WHAT THE EXERCISE ASKS: Without the pictures, repeat the listing character for character.
## Begin GIVEN INFORMATION
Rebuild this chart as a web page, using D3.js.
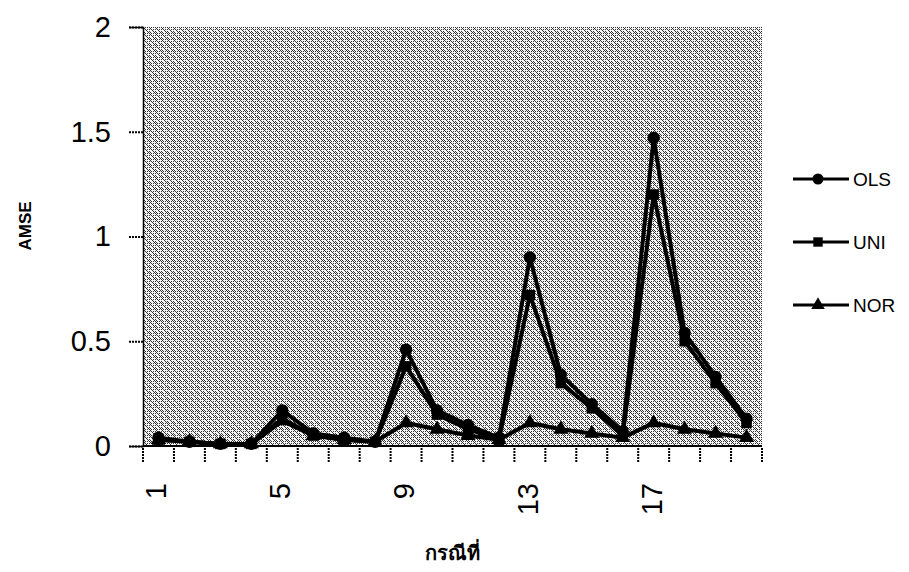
<!DOCTYPE html>
<html>
<head>
<meta charset="utf-8">
<script src="https://cdn.jsdelivr.net/npm/d3@7"></script>
<style>
  body { margin: 0; background: #fff; }
  svg { display: block; font-family: Arial, "Liberation Sans", sans-serif; }
</style>
</head>
<body>
<script>
// Chart data
const cases = d3.range(1, 21);
const tickCases = [1, 5, 9, 13, 17];
const yTicks = [0, 0.5, 1, 1.5, 2];
const seriesNames = ["OLS", "UNI", "NOR"];
const olsValues = [0.04, 0.02, 0.01, 0.01, 0.17, 0.06, 0.04, 0.02, 0.46, 0.17,
                   0.10, 0.04, 0.90, 0.34, 0.20, 0.07, 1.47, 0.54, 0.33, 0.13];
const uniValues = [0.03, 0.02, 0.01, 0.01, 0.13, 0.05, 0.03, 0.02, 0.38, 0.15,
                   0.08, 0.03, 0.72, 0.30, 0.18, 0.05, 1.20, 0.50, 0.30, 0.11];
const norValues = [0.03, 0.02, 0.01, 0.01, 0.12, 0.05, 0.03, 0.02, 0.11, 0.08,
                   0.05, 0.03, 0.11, 0.08, 0.06, 0.04, 0.11, 0.08, 0.06, 0.04];

const series = [
    { name: seriesNames[0], values: olsValues, symbol: d3.symbolCircle, size: 120 },
    { name: seriesNames[1], values: uniValues, symbol: d3.symbolSquare, size: 110 },
    { name: seriesNames[2], values: norValues, symbol: d3.symbolTriangle, size: 100 }
];

// Dimensions
const width = 909;
const height = 572;
const margin = { top: 27, right: 147, bottom: 126, left: 143 };
const plotW = width - margin.left - margin.right;
const plotH = height - margin.top - margin.bottom;

const svg = d3.select("body")
    .append("svg")
    .attr("width", width)
    .attr("height", height);

// Halftone-like background pattern (scanned grey)
const dotCells = [[0, 0], [2, 0], [4, 0], [1, 1], [0, 2], [2, 2], [4, 2],
                  [3, 3], [0, 4], [4, 4], [1, 5], [5, 5]];
const defs = svg.append("defs");
const pat = defs.append("pattern")
    .attr("id", "halftone")
    .attr("patternUnits", "userSpaceOnUse")
    .attr("width", 6)
    .attr("height", 6);
pat.append("rect").attr("width", 6).attr("height", 6).attr("fill", "#f6f6f6");
pat.selectAll(".dot")
    .data(dotCells)
    .join("rect")
    .attr("x", d => d[0]).attr("y", d => d[1])
    .attr("width", 1).attr("height", 1)
    .attr("fill", "#333");

const g = svg.append("g")
    .attr("transform", `translate(${margin.left},${margin.top})`);

// Scales
const x = d3.scaleBand()
    .domain(cases)
    .range([0, plotW]);

const y = d3.scaleLinear()
    .domain([0, 2])
    .range([plotH, 0]);

// Plot background
g.append("rect")
    .attr("width", plotW)
    .attr("height", plotH)
    .attr("fill", "url(#halftone)");

// Y axis
const yAxis = g.append("g")
    .call(d3.axisLeft(y).tickValues(yTicks).tickFormat(d3.format("")).tickSize(14).tickPadding(18));
yAxis.select(".domain").attr("stroke", "#000").attr("stroke-width", 1.5);
yAxis.selectAll(".tick line").attr("stroke", "#000").attr("stroke-width", 2).attr("stroke-dasharray", "2,1");
yAxis.selectAll(".tick text")
    .attr("font-size", 29)
    .attr("fill", "#000");

// X axis: ticks on category boundaries
const xAxisG = g.append("g")
    .attr("transform", `translate(0,${plotH})`);
xAxisG.append("line")
    .attr("x1", 0).attr("x2", plotW)
    .attr("stroke", "#000").attr("stroke-width", 2);
xAxisG.selectAll(".bound")
    .data(d3.range(0, cases.length + 1))
    .join("line")
    .attr("class", "bound")
    .attr("x1", d => d * x.step())
    .attr("x2", d => d * x.step())
    .attr("y1", 2).attr("y2", 16)
    .attr("stroke", "#000").attr("stroke-width", 2)
    .attr("stroke-dasharray", "2,1");
xAxisG.selectAll(".xlabel")
    .data(tickCases)
    .join("text")
    .attr("class", "xlabel")
    .attr("transform", d => `translate(${x(d) + x.bandwidth() / 2 + 8},37) rotate(-90)`)
    .attr("text-anchor", "end")
    .attr("font-size", 29)
    .attr("fill", "#000")
    .text(d => d);

// Lines and markers
const line = d3.line()
    .x((d, i) => x(cases[i]) + x.bandwidth() / 2)
    .y(d => y(d));

series.forEach(s => {
    g.append("path")
        .datum(s.values)
        .attr("fill", "none")
        .attr("stroke", "#000")
        .attr("stroke-width", 4)
        .attr("d", line);
    g.selectAll(null)
        .data(s.values)
        .join("path")
        .attr("transform", (d, i) => `translate(${x(cases[i]) + x.bandwidth() / 2},${y(d)})`)
        .attr("d", d3.symbol().type(s.symbol).size(s.size))
        .attr("fill", "#000");
});

// Axis titles
svg.append("text")
    .attr("transform", "translate(31,226) rotate(-90)")
    .attr("text-anchor", "middle")
    .attr("font-size", 17)
    .attr("font-weight", "bold")
    .text("AMSE");

svg.append("text")
    .attr("x", margin.left + plotW / 2)
    .attr("y", 560)
    .attr("text-anchor", "middle")
    .attr("font-size", 20)
    .attr("font-weight", "bold")
    .attr("font-family", "'Noto Sans', 'DejaVu Sans', sans-serif")
    .text("กรณีที่");

// Legend
const legend = svg.append("g")
    .attr("transform", "translate(793,179)");
series.forEach((s, i) => {
    const row = legend.append("g").attr("transform", `translate(0,${i * 63})`);
    row.append("line")
        .attr("x1", 0).attr("x2", 56)
        .attr("stroke", "#000").attr("stroke-width", 3);
    row.append("path")
        .attr("transform", "translate(25,0)")
        .attr("d", d3.symbol().type(s.symbol).size(s.size * 0.8))
        .attr("fill", "#000");
    row.append("text")
        .attr("x", 60)
        .attr("y", 7)
        .attr("font-size", 19)
        .text(s.name);
});
</script>
</body>
</html>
## End GIVEN INFORMATION
RESULT OF THE TASK:
Rebuild this chart as a web page, using D3.js.
<!DOCTYPE html>
<html>
<head>
<meta charset="utf-8">
<script src="https://cdn.jsdelivr.net/npm/d3@7"></script>
<style>
  body { margin: 0; background: #fff; }
  svg { display: block; font-family: Arial, "Liberation Sans", sans-serif; }
</style>
</head>
<body>
<script>
// Chart data
const cases = d3.range(1, 21);
const tickCases = [1, 5, 9, 13, 17];
const yTicks = [0, 0.5, 1, 1.5, 2];
const seriesNames = ["OLS", "UNI", "NOR"];
const olsValues = [0.04, 0.02, 0.01, 0.01, 0.17, 0.06, 0.04, 0.02, 0.46, 0.17,
                   0.10, 0.04, 0.90, 0.34, 0.20, 0.07, 1.47, 0.54, 0.33, 0.13];
const uniValues = [0.03, 0.02, 0.01, 0.01, 0.13, 0.05, 0.03, 0.02, 0.38, 0.15,
                   0.08, 0.03, 0.72, 0.30, 0.18, 0.05, 1.20, 0.50, 0.30, 0.11];
const norValues = [0.03, 0.02, 0.01, 0.01, 0.12, 0.05, 0.03, 0.02, 0.11, 0.08,
                   0.05, 0.03, 0.11, 0.08, 0.06, 0.04, 0.11, 0.08, 0.06, 0.04];

const series = [
    { name: seriesNames[0], values: olsValues, symbol: d3.symbolCircle, size: 120 },
    { name: seriesNames[1], values: uniValues, symbol: d3.symbolSquare, size: 110 },
    { name: seriesNames[2], values: norValues, symbol: d3.symbolTriangle, size: 100 }
];

// Dimensions
const width = 909;
const height = 572;
const margin = { top: 27, right: 147, bottom: 126, left: 143 };
const plotW = width - margin.left - margin.right;
const plotH = height - margin.top - margin.bottom;

const svg = d3.select("body")
    .append("svg")
    .attr("width", width)
    .attr("height", height);

// Halftone-like background pattern (scanned grey)
const dotCells = [[0, 0], [2, 0], [4, 0], [1, 1], [0, 2], [2, 2], [4, 2],
                  [3, 3], [0, 4], [4, 4], [1, 5], [5, 5]];
const defs = svg.append("defs");
const pat = defs.append("pattern")
    .attr("id", "halftone")
    .attr("patternUnits", "userSpaceOnUse")
    .attr("width", 6)
    .attr("height", 6);
pat.append("rect").attr("width", 6).attr("height", 6).attr("fill", "#f6f6f6");
pat.selectAll(".dot")
    .data(dotCells)
    .join("rect")
    .attr("x", d => d[0]).attr("y", d => d[1])
    .attr("width", 1).attr("height", 1)
    .attr("fill", "#333");

const g = svg.append("g")
    .attr("transform", `translate(${margin.left},${margin.top})`);

// Scales
const x = d3.scaleBand()
    .domain(cases)
    .range([0, plotW]);

const y = d3.scaleLinear()
    .domain([0, 2])
    .range([plotH, 0]);

// Plot background
g.append("rect")
    .attr("width", plotW)
    .attr("height", plotH)
    .attr("fill", "url(#halftone)");

// Y axis
const yAxis = g.append("g")
    .call(d3.axisLeft(y).tickValues(yTicks).tickFormat(d3.format("")).tickSize(14).tickPadding(18));
yAxis.select(".domain").attr("stroke", "#000").attr("stroke-width", 1.5);
yAxis.selectAll(".tick line").attr("stroke", "#000").attr("stroke-width", 2).attr("stroke-dasharray", "2,1");
yAxis.selectAll(".tick text")
    .attr("font-size", 29)
    .attr("fill", "#000");

// X axis: ticks on category boundaries
const xAxisG = g.append("g")
    .attr("transform", `translate(0,${plotH})`);
xAxisG.append("line")
    .attr("x1", 0).attr("x2", plotW)
    .attr("stroke", "#000").attr("stroke-width", 2);
xAxisG.selectAll(".bound")
    .data(d3.range(0, cases.length + 1))
    .join("line")
    .attr("class", "bound")
    .attr("x1", d => d * x.step())
    .attr("x2", d => d * x.step())
    .attr("y1", 2).attr("y2", 16)
    .attr("stroke", "#000").attr("stroke-width", 2)
    .attr("stroke-dasharray", "2,1");
xAxisG.selectAll(".xlabel")
    .data(tickCases)
    .join("text")
    .attr("class", "xlabel")
    .attr("transform", d => `translate(${x(d) + x.bandwidth() / 2 + 8},37) rotate(-90)`)
    .attr("text-anchor", "end")
    .attr("font-size", 29)
    .attr("fill", "#000")
    .text(d => d);

// Lines and markers
const line = d3.line()
    .x((d, i) => x(cases[i]) + x.bandwidth() / 2)
    .y(d => y(d));

series.forEach(s => {
    g.append("path")
        .datum(s.values)
        .attr("fill", "none")
        .attr("stroke", "#000")
        .attr("stroke-width", 4)
        .attr("d", line);
    g.selectAll(null)
        .data(s.values)
        .join("path")
        .attr("transform", (d, i) => `translate(${x(cases[i]) + x.bandwidth() / 2},${y(d)})`)
        .attr("d", d3.symbol().type(s.symbol).size(s.size))
        .attr("fill", "#000");
});

// Axis titles
svg.append("text")
    .attr("transform", "translate(31,226) rotate(-90)")
    .attr("text-anchor", "middle")
    .attr("font-size", 17)
    .attr("font-weight", "bold")
    .text("AMSE");

svg.append("text")
    .attr("x", margin.left + plotW / 2)
    .attr("y", 560)
    .attr("text-anchor", "middle")
    .attr("font-size", 20)
    .attr("font-weight", "bold")
    .attr("font-family", "'Noto Sans', 'DejaVu Sans', sans-serif")
    .text("กรณีที่");

// Legend
const legend = svg.append("g")
    .attr("transform", "translate(793,179)");
series.forEach((s, i) => {
    const row = legend.append("g").attr("transform", `translate(0,${i * 63})`);
    row.append("line")
        .attr("x1", 0).attr("x2", 56)
        .attr("stroke", "#000").attr("stroke-width", 3);
    row.append("path")
        .attr("transform", "translate(25,0)")
        .attr("d", d3.symbol().type(s.symbol).size(s.size * 0.8))
        .attr("fill", "#000");
    row.append("text")
        .attr("x", 60)
        .attr("y", 7)
        .attr("font-size", 19)
        .text(s.name);
});
</script>
</body>
</html>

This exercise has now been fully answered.